A igreja baseou a demissão, segundo o comunicado que apresentou ao ex-funcionário, em dois itens previstos para a justa causa, que são mau procedimento e insubordinação. No comunicado de dispensa, ele é informado de que violou “deveres de fidelidade conjugal”.
A exigência da fidelidade conjugal é prevista em contrato a que todos os funcionários tiveram que assinar a partir de 2008.
Ele afirma que a separação judicial da ex-mulher nunca foi concretizada porque a manutenção do vínculo permitia que ela fosse sua dependente no plano de saúde. “Sou uma pessoa discreta, nunca expus a igreja a qualquer constrangimento. Meu trabalho sempre foi executado de maneira íntegra, não aceito a humilhação de uma justa causa.”
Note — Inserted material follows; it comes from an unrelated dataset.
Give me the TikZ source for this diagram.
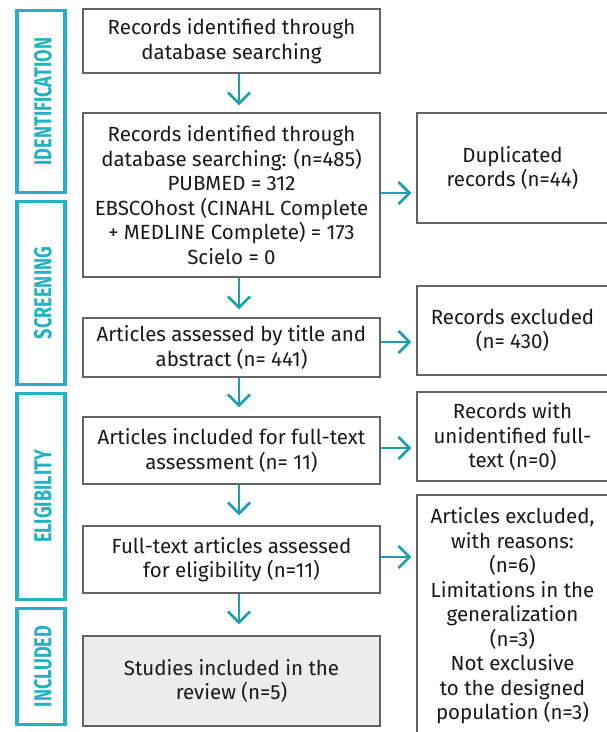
\documentclass[tikz,border=0pt]{standalone}
\usepackage{fontspec}
\setmainfont{Fira Sans}
\newfontfamily\labfont[FakeStretch=0.74]{Fira Sans Bold}
\usetikzlibrary{arrows.meta}
\definecolor{tealA}{RGB}{28,160,176}
\definecolor{tealL}{RGB}{34,178,196}
\definecolor{boxgray}{RGB}{100,100,100}
\definecolor{fillgray}{RGB}{236,236,236}
\tikzset{
  stepbox/.style={draw=boxgray, line width=1.4pt, align=center, inner xsep=0pt, inner ysep=2pt,
    font=\fontsize{20.5}{24.5}\selectfont, text=black!90},
  phase/.style={draw=tealL, line width=3.3pt, minimum width=48pt, inner sep=0pt,
    text=tealL},
  phasetxt/.style={rotate=90, text=tealL, font=\labfont\fontsize{24.5}{26}\selectfont},
  flow/.style={draw=tealA, line width=2.6pt,
    -{Straight Barb[length=11pt,width=22pt,line width=2.6pt]}}
}
\begin{document}
\begin{tikzpicture}[x=1pt,y=-1pt]
\useasboundingbox (0,0) rectangle (607,732);
% phase boxes
\node[phase, minimum height=181.6pt] (pid) at (41,101.5) {};
\node[phase, minimum height=182.6pt] (psc) at (41,293) {};
\node[phase, minimum height=205.6pt] (pel) at (41,496.5) {};
\node[phase, minimum height=115.6pt] (pin) at (41,666.5) {};
\node[phasetxt] (tid) at (43,101.5) {IDENTIFICATION};
\node[phasetxt] (tsc) at (43,293) {SCREENING};
\node[phasetxt] (tel) at (43,496.5) {ELIGIBILITY};
\node[phasetxt] (tin) at (43,666.5) {INCLUDED};
% main boxes
\node[stepbox, minimum width=297pt, minimum height=64pt] (b1) at (231.5,41)
  {Records identified through\\database searching};
\node[stepbox, minimum width=297pt, minimum height=164pt] (b2) at (231.5,195)
  {Records identified through\\database searching: (n=485)\\PUBMED = 312\\EBSCOhost (CINAHL Complete\\+ MEDLINE Complete) = 173\\Scielo = 0};
\node[stepbox, minimum width=191pt, minimum height=110pt] (b3) at (512.5,168)
  {Duplicated\\records (n=44)};
\node[stepbox, minimum width=297pt, minimum height=59pt] (b4) at (231.5,347.5)
  {Articles assessed by title and\\abstract (n= 441)};
\node[stepbox, minimum width=191pt, minimum height=89pt] (b5) at (512.5,330.5)
  {Records excluded\\(n= 430)};
\node[stepbox, minimum width=297pt, minimum height=67pt] (b6) at (231.5,450.5)
  {Articles included for full-text\\assessment (n= 11)};
\node[stepbox, minimum width=191pt, minimum height=89pt] (b7) at (512.5,436.5)
  {Records with\\unidentified full-\\text (n=0)};
\node[stepbox, minimum width=297pt, minimum height=67pt] (b8) at (231.5,559.5)
  {Full-text articles assessed\\for eligibility (n=11)};
\node[stepbox, minimum width=191pt, minimum height=242pt] (b9) at (512.5,616)
  {Articles excluded,\\with reasons:\\(n=6)\\Limitations in the\\generalization\\(n=3)\\Not exclusive\\to the designed\\population (n=3)};
\node[stepbox, fill=fillgray, minimum width=297pt, minimum height=90pt] (b10) at (231.5,681)
  {Studies included in the\\review (n=5)};
% arrow guide coordinates
\coordinate (ax) at (239,0);
\coordinate (h1) at (0,193);
\coordinate (h2) at (0,342);
\coordinate (h3) at (0,448);
\coordinate (h4) at (0,557);
% vertical arrows
\draw[flow, shorten >=7pt] (b1.south -| ax) -- (b2.north -| ax);
\draw[flow, shorten >=8pt] (b2.south -| ax) -- (b4.north -| ax);
\draw[flow, shorten >=9pt] (b4.south -| ax) -- (b6.north -| ax);
\draw[flow, shorten >=10pt] (b6.south -| ax) -- (b8.north -| ax);
\draw[flow, shorten >=11pt] (b8.south -| ax) -- (b10.north -| ax);
% horizontal arrows
\draw[flow, shorten >=5pt] (b2.east |- h1) -- (b3.west |- h1);
\draw[flow, shorten >=5pt] (b4.east |- h2) -- (b5.west |- h2);
\draw[flow, shorten >=5pt] (b6.east |- h3) -- (b7.west |- h3);
\draw[flow, shorten >=5pt] (b8.east |- h4) -- (b9.west |- h4);
\end{tikzpicture}
\end{document}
Para a advogada Maria Helena Autuori, sócia do escritório Autuori Burmann, a invasão de privacidade é um agravante, independentemente dos valores da instituição religiosa. “Ele não cometeu nenhum ato ilícito. O que ele fez em sua vida privada não afeta o contrato de trabalho, não faz mal a ninguém e nem mesmo à igreja”, afirma.
Frederico Rocha também encaminhou ao Ministério Público Estadual uma representação para que a igreja seja interpelada criminalmente. Desde 2019, homofobia é crime pelo enquadramento na Lei do Racismo.